2. A jungle of greenery
This year has been all about green. Practically every paint firm chose some shade of green as its 2022 color of the year. Homeowners were encouraged to add greenery anywhere and everywhere, including oversized planters perched atop dining room tables or on every shelf in a kitchen, home office or bathroom, and even hanging greenery from lighting fixtures. Even worse, moss walls are still hanging on—a trend we called out as the worst last year. On Instagram, all of these giant shades of greenery can give home photos a “wow” moment. In real life, however, you may have engulfed yourself in too much green. Grab a machete and cut your way out of your overgrown jungle. We love greenery, but it doesn’t need to be in every single corner of your home. If the dining table has a giant plant that you can’t see over, you’ve gone too far.

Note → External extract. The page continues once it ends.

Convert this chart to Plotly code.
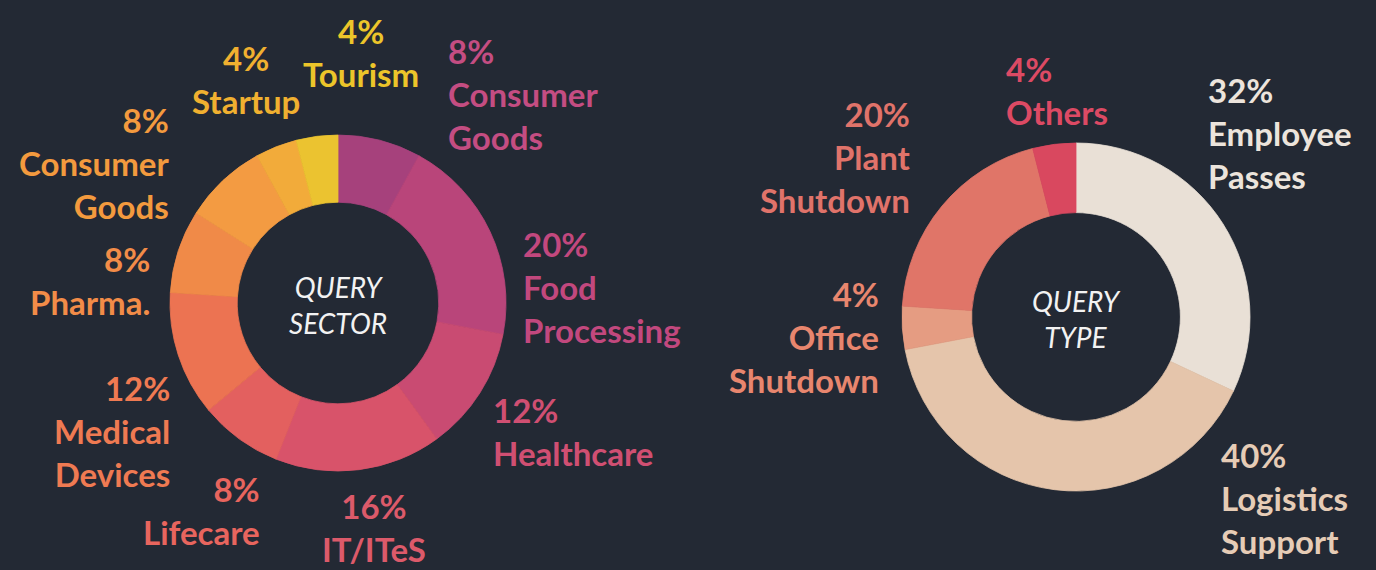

Buy a greenhouse to store all the extra plants.
1. The “cloffice”
The pandemic-inspired trend of turning closets into home offices seemed like a practical solution in a sudden work-from-home culture. These cloffices were all the rage on social media, with homeowners showing off their tiny decked-out workspaces. Everything in the closet was cleared out while spunky, colorful wallpaper backdrops lined them. Open shelving, accessories galore and plants tried to hide the fact that you were still working in a closet. Homeowners are rolling out of the closet after too many months of being tucked away. Instead, they’re preferring a dedicated workspace with more room and light. Plus, they really want to take back their closets and extra storage space for all of those pandemic-inspired splurges they don’t need anymore.